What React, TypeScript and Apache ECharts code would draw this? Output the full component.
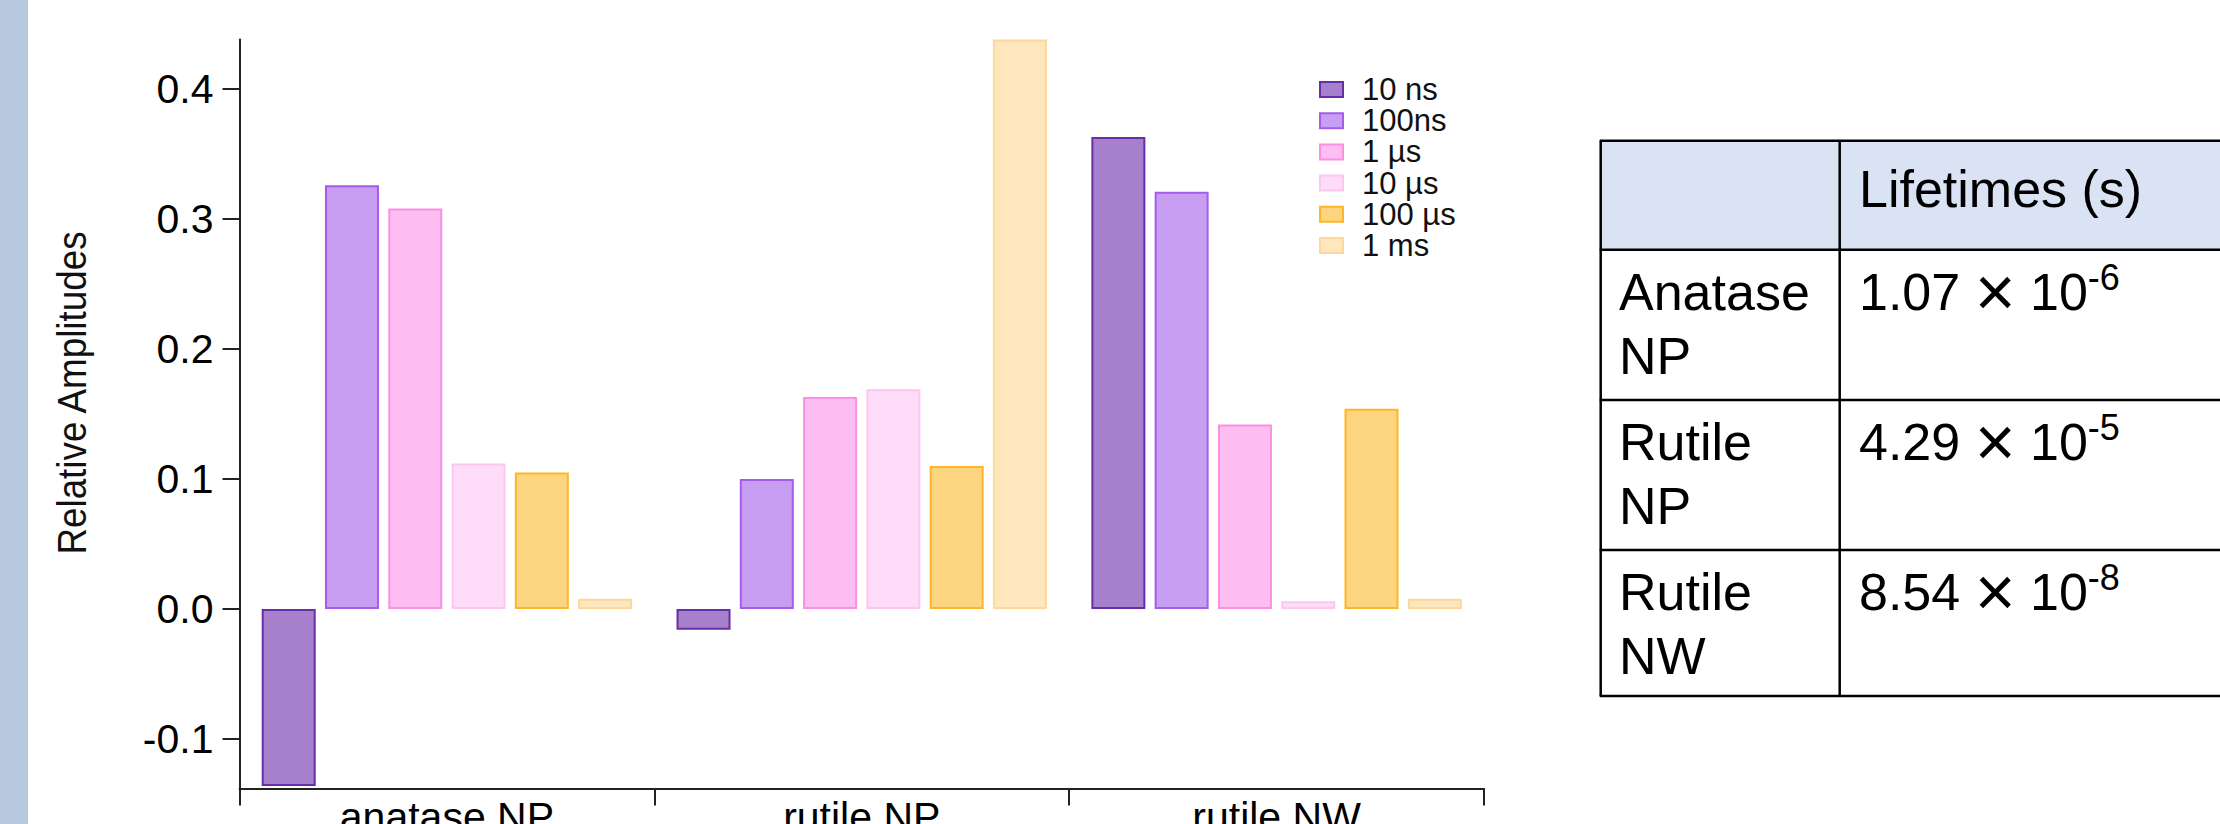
import React, { useEffect, useRef } from "react";
import * as echarts from "echarts";

const categories = ["anatase NP", "rutile NP", "rutile NW"];
const lifetimeNames = ["10 ns", "100ns", "1 µs", "10 µs", "100 µs", "1 ms"];
const amp10ns = [-0.136, -0.016, 0.363];
const amp100ns = [0.326, 0.1, 0.321];
const amp1us = [0.308, 0.163, 0.142];
const amp10us = [0.112, 0.169, 0.006];
const amp100us = [0.105, 0.11, 0.154];
const amp1ms = [0.008, 0.438, 0.008];
const seriesValues = [amp10ns, amp100ns, amp1us, amp10us, amp100us, amp1ms];
const yTicks = [-0.1, 0.0, 0.1, 0.2, 0.3, 0.4];

const fillColors = ["#a780cb", "#c89ef2", "#fdbdf2", "#fedcf8", "#fdd47f", "#fee7bd"];
const borderColors = ["#6a2da8", "#a55ceb", "#fb8fe0", "#fcc6f2", "#fdb52a", "#fdd89a"];

const tableHeader = "Lifetimes (s)";
const tableSamples = ["Anatase\nNP", "Rutile\nNP", "Rutile\nNW"];
const tableMantissa = ["1.07", "4.29", "8.54"];
const tableExponent = ["-6", "-5", "-8"];

const FONT = "'Liberation Sans', Arial, Helvetica, sans-serif";

export default function App() {
  const ref = useRef<HTMLDivElement>(null);
  useEffect(() => {
    if (!ref.current) return;
    const chart = echarts.init(ref.current, undefined, { renderer: "svg" });

    const tableLeft = 1600.7;
    const tableDivider = 1839.7;
    const tableRight = 2240;
    const rowLines = [140.7, 249.7, 400, 550, 696];
    const graphics: any[] = [
      { type: "rect", shape: { x: 0, y: 0, width: 28, height: 824 }, style: { fill: "#b7c9de" }, silent: true },
      {
        type: "text",
        x: 72,
        y: 393,
        rotation: Math.PI / 2,
        scaleX: 0.92,
        style: {
          text: "Relative Amplitudes",
          fontSize: 40,
          fontFamily: FONT,
          fill: "#111",
          align: "center",
          verticalAlign: "middle",
        },
      },
      {
        type: "rect",
        shape: { x: tableLeft, y: rowLines[0], width: tableRight - tableLeft, height: rowLines[1] - rowLines[0] },
        style: { fill: "#dae3f3" },
      },
    ];
    rowLines.forEach((y) =>
      graphics.push({
        type: "line",
        shape: { x1: tableLeft - 1, y1: y, x2: tableRight, y2: y },
        style: { stroke: "#000", lineWidth: 2.5 },
      })
    );
    [tableLeft, tableDivider].forEach((x) =>
      graphics.push({
        type: "line",
        shape: { x1: x, y1: rowLines[0], x2: x, y2: rowLines[rowLines.length - 1] },
        style: { stroke: "#000", lineWidth: 2.5 },
      })
    );
    graphics.push({
      type: "text",
      x: 1859,
      y: 189,
      style: { text: tableHeader, fontSize: 52, fontFamily: FONT, fill: "#000", align: "left", verticalAlign: "middle" },
    });
    tableSamples.forEach((s, i) => {
      const top = rowLines[i + 1];
      graphics.push({
        type: "text",
        x: 1619,
        y: top + 74,
        style: {
          text: s,
          fontSize: 52,
          lineHeight: 64.3,
          fontFamily: FONT,
          fill: "#000",
          align: "left",
          verticalAlign: "middle",
        },
      });
      graphics.push({
        type: "text",
        x: 1859,
        y: top + 41.8,
        style: {
          text: `{m|${tableMantissa[i]} }{x|×}{m| 10}{s|${tableExponent[i]}}`,
          fontFamily: FONT,
          fill: "#000",
          align: "left",
          verticalAlign: "middle",
          rich: {
            m: { fontSize: 52, lineHeight: 64, fontFamily: FONT, fill: "#000" },
            x: { fontSize: 70, lineHeight: 64, fontFamily: FONT, fill: "#000" },
            s: { fontSize: 36, lineHeight: 36, fontFamily: FONT, fill: "#000", verticalAlign: "top" },
          },
        },
      });
    });

    chart.setOption({
      animation: false,
      backgroundColor: "#ffffff",
      textStyle: { fontFamily: FONT },
      grid: {
        left: 239.5,
        right: 2220 - 1484,
        top: 39.5,
        bottom: 824 - 788.5,
        outerBoundsMode: "none",
        containLabel: false,
      },
      legend: {
        orient: "vertical",
        left: 1314,
        top: 69,
        itemWidth: 23,
        itemHeight: 15,
        itemGap: 0.2,
        icon: "rect",
        data: lifetimeNames,
        textStyle: { fontSize: 31, lineHeight: 31, color: "#111", fontFamily: FONT, padding: [0, 0, 0, 14] },
      },
      xAxis: {
        type: "category",
        data: categories,
        boundaryGap: true,
        axisLine: { onZero: false, lineStyle: { color: "#222", width: 2 } },
        axisTick: { show: true, length: 17, lineStyle: { color: "#222", width: 2 } },
        axisLabel: { fontSize: 41, color: "#000", margin: 8, interval: 0, fontFamily: FONT },
        splitLine: { show: false },
      },
      yAxis: {
        type: "value",
        min: -0.138,
        max: 0.438,
        axisLine: { show: true, lineStyle: { color: "#222", width: 2 } },
        axisTick: { show: true, length: 17, lineStyle: { color: "#222", width: 2 }, customValues: yTicks },
        axisLabel: {
          fontSize: 41,
          color: "#000",
          margin: 26,
          fontFamily: FONT,
          customValues: yTicks,
          formatter: (v: number) => v.toFixed(1),
        },
        splitLine: { show: false },
      },
      series: lifetimeNames.map((name, i) => ({
        name,
        type: "bar",
        data: seriesValues[i],
        barWidth: 54,
        barGap: "17.2%",
        itemStyle: { color: fillColors[i], borderColor: borderColors[i], borderWidth: 2 },
      })),
      graphic: graphics,
    });
    return () => chart.dispose();
  }, []);
  return <div ref={ref} style={{ position: "absolute", left: 0, top: 0, width: 2220, height: 824 }} />;
}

◇ ◇ ◇ ◇

Return the material word for word. Pictures are not part of the copy.

What React, TypeScript and Apache ECharts code would draw this? Output the full component.
import React, { useEffect, useRef } from "react";
import * as echarts from "echarts";

const categories = ["anatase NP", "rutile NP", "rutile NW"];
const lifetimeNames = ["10 ns", "100ns", "1 µs", "10 µs", "100 µs", "1 ms"];
const amp10ns = [-0.136, -0.016, 0.363];
const amp100ns = [0.326, 0.1, 0.321];
const amp1us = [0.308, 0.163, 0.142];
const amp10us = [0.112, 0.169, 0.006];
const amp100us = [0.105, 0.11, 0.154];
const amp1ms = [0.008, 0.438, 0.008];
const seriesValues = [amp10ns, amp100ns, amp1us, amp10us, amp100us, amp1ms];
const yTicks = [-0.1, 0.0, 0.1, 0.2, 0.3, 0.4];

const fillColors = ["#a780cb", "#c89ef2", "#fdbdf2", "#fedcf8", "#fdd47f", "#fee7bd"];
const borderColors = ["#6a2da8", "#a55ceb", "#fb8fe0", "#fcc6f2", "#fdb52a", "#fdd89a"];

const tableHeader = "Lifetimes (s)";
const tableSamples = ["Anatase\nNP", "Rutile\nNP", "Rutile\nNW"];
const tableMantissa = ["1.07", "4.29", "8.54"];
const tableExponent = ["-6", "-5", "-8"];

const FONT = "'Liberation Sans', Arial, Helvetica, sans-serif";

export default function App() {
  const ref = useRef<HTMLDivElement>(null);
  useEffect(() => {
    if (!ref.current) return;
    const chart = echarts.init(ref.current, undefined, { renderer: "svg" });

    const tableLeft = 1600.7;
    const tableDivider = 1839.7;
    const tableRight = 2240;
    const rowLines = [140.7, 249.7, 400, 550, 696];
    const graphics: any[] = [
      { type: "rect", shape: { x: 0, y: 0, width: 28, height: 824 }, style: { fill: "#b7c9de" }, silent: true },
      {
        type: "text",
        x: 72,
        y: 393,
        rotation: Math.PI / 2,
        scaleX: 0.92,
        style: {
          text: "Relative Amplitudes",
          fontSize: 40,
          fontFamily: FONT,
          fill: "#111",
          align: "center",
          verticalAlign: "middle",
        },
      },
      {
        type: "rect",
        shape: { x: tableLeft, y: rowLines[0], width: tableRight - tableLeft, height: rowLines[1] - rowLines[0] },
        style: { fill: "#dae3f3" },
      },
    ];
    rowLines.forEach((y) =>
      graphics.push({
        type: "line",
        shape: { x1: tableLeft - 1, y1: y, x2: tableRight, y2: y },
        style: { stroke: "#000", lineWidth: 2.5 },
      })
    );
    [tableLeft, tableDivider].forEach((x) =>
      graphics.push({
        type: "line",
        shape: { x1: x, y1: rowLines[0], x2: x, y2: rowLines[rowLines.length - 1] },
        style: { stroke: "#000", lineWidth: 2.5 },
      })
    );
    graphics.push({
      type: "text",
      x: 1859,
      y: 189,
      style: { text: tableHeader, fontSize: 52, fontFamily: FONT, fill: "#000", align: "left", verticalAlign: "middle" },
    });
    tableSamples.forEach((s, i) => {
      const top = rowLines[i + 1];
      graphics.push({
        type: "text",
        x: 1619,
        y: top + 74,
        style: {
          text: s,
          fontSize: 52,
          lineHeight: 64.3,
          fontFamily: FONT,
          fill: "#000",
          align: "left",
          verticalAlign: "middle",
        },
      });
      graphics.push({
        type: "text",
        x: 1859,
        y: top + 41.8,
        style: {
          text: `{m|${tableMantissa[i]} }{x|×}{m| 10}{s|${tableExponent[i]}}`,
          fontFamily: FONT,
          fill: "#000",
          align: "left",
          verticalAlign: "middle",
          rich: {
            m: { fontSize: 52, lineHeight: 64, fontFamily: FONT, fill: "#000" },
            x: { fontSize: 70, lineHeight: 64, fontFamily: FONT, fill: "#000" },
            s: { fontSize: 36, lineHeight: 36, fontFamily: FONT, fill: "#000", verticalAlign: "top" },
          },
        },
      });
    });

    chart.setOption({
      animation: false,
      backgroundColor: "#ffffff",
      textStyle: { fontFamily: FONT },
      grid: {
        left: 239.5,
        right: 2220 - 1484,
        top: 39.5,
        bottom: 824 - 788.5,
        outerBoundsMode: "none",
        containLabel: false,
      },
      legend: {
        orient: "vertical",
        left: 1314,
        top: 69,
        itemWidth: 23,
        itemHeight: 15,
        itemGap: 0.2,
        icon: "rect",
        data: lifetimeNames,
        textStyle: { fontSize: 31, lineHeight: 31, color: "#111", fontFamily: FONT, padding: [0, 0, 0, 14] },
      },
      xAxis: {
        type: "category",
        data: categories,
        boundaryGap: true,
        axisLine: { onZero: false, lineStyle: { color: "#222", width: 2 } },
        axisTick: { show: true, length: 17, lineStyle: { color: "#222", width: 2 } },
        axisLabel: { fontSize: 41, color: "#000", margin: 8, interval: 0, fontFamily: FONT },
        splitLine: { show: false },
      },
      yAxis: {
        type: "value",
        min: -0.138,
        max: 0.438,
        axisLine: { show: true, lineStyle: { color: "#222", width: 2 } },
        axisTick: { show: true, length: 17, lineStyle: { color: "#222", width: 2 }, customValues: yTicks },
        axisLabel: {
          fontSize: 41,
          color: "#000",
          margin: 26,
          fontFamily: FONT,
          customValues: yTicks,
          formatter: (v: number) => v.toFixed(1),
        },
        splitLine: { show: false },
      },
      series: lifetimeNames.map((name, i) => ({
        name,
        type: "bar",
        data: seriesValues[i],
        barWidth: 54,
        barGap: "17.2%",
        itemStyle: { color: fillColors[i], borderColor: borderColors[i], borderWidth: 2 },
      })),
      graphic: graphics,
    });
    return () => chart.dispose();
  }, []);
  return <div ref={ref} style={{ position: "absolute", left: 0, top: 0, width: 2220, height: 824 }} />;
}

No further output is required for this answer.